The group’s first record in five years clocks in at almost 70 minutes, with its 13 songs averaging more than five minutes, two breaking the seven-minute mark and the opening ‘2013’ stretching past nine minutes. Gillespie overstuffs almost every single one of them with enough production tricks and musical mayhem to keep headphone junkies busy for the next three months. It’s all meticulously shaped for maximum intensity, and, as always, it’s a bit too much.

Still, ‘More Light’ is Primal Scream’s best record since 2000’s ‘XTRMNTR,’ a geyser of sounds, big ideas and special guests (Robert Plant makes an appearance; so does My Bloody Valentine’s Kevin Shields, who temporarily joined the band in the late ‘90s and helped define their two best albums).
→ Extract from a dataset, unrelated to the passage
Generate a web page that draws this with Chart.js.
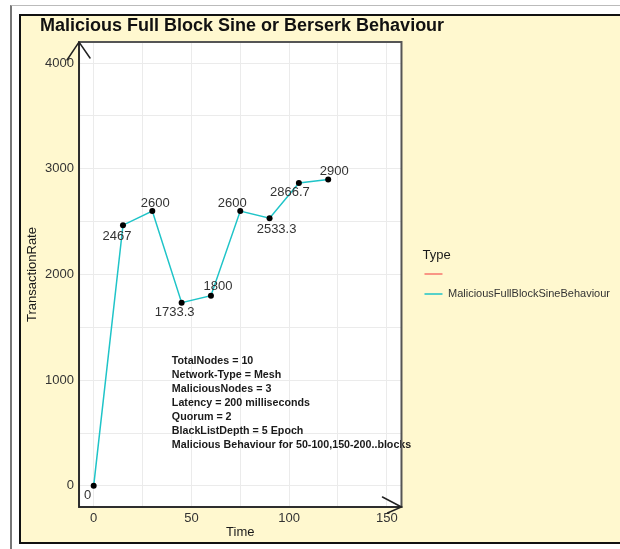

But Gillespie is at the center of the sprawling work, pulling the strings and corralling the dozens of ideas that seem to pop up every 45 seconds or so.

Like in the past, the album’s most invigorating moments are its most audacious ones. The honking, shoving saxes that push ‘2013’ forward are urgent and New Wavey, Plant gives ‘Elimination Blues’ a Zeppelin-style injection of heft and ‘It’s Alright, It’s OK’ closes the album with a hymn of hope. Also like before, Gillespie doesn’t say much on ‘More Light’; words aren’t chosen so much for their coherency as they are for their ability to play well with their surroundings.

Even though it’s overlong and disordered, ‘More Light’ wouldn’t benefit from trimming. It wouldn’t be Primal Scream, and Gillespie wouldn’t be Gillespie, without all the clutter and chaos. It’s sort of a working-well-under-pressure thing for them. The record isn’t perfect, not by a long shot. At times it’s barely tolerable. But they don’t know any better. And they wouldn’t have it any other way.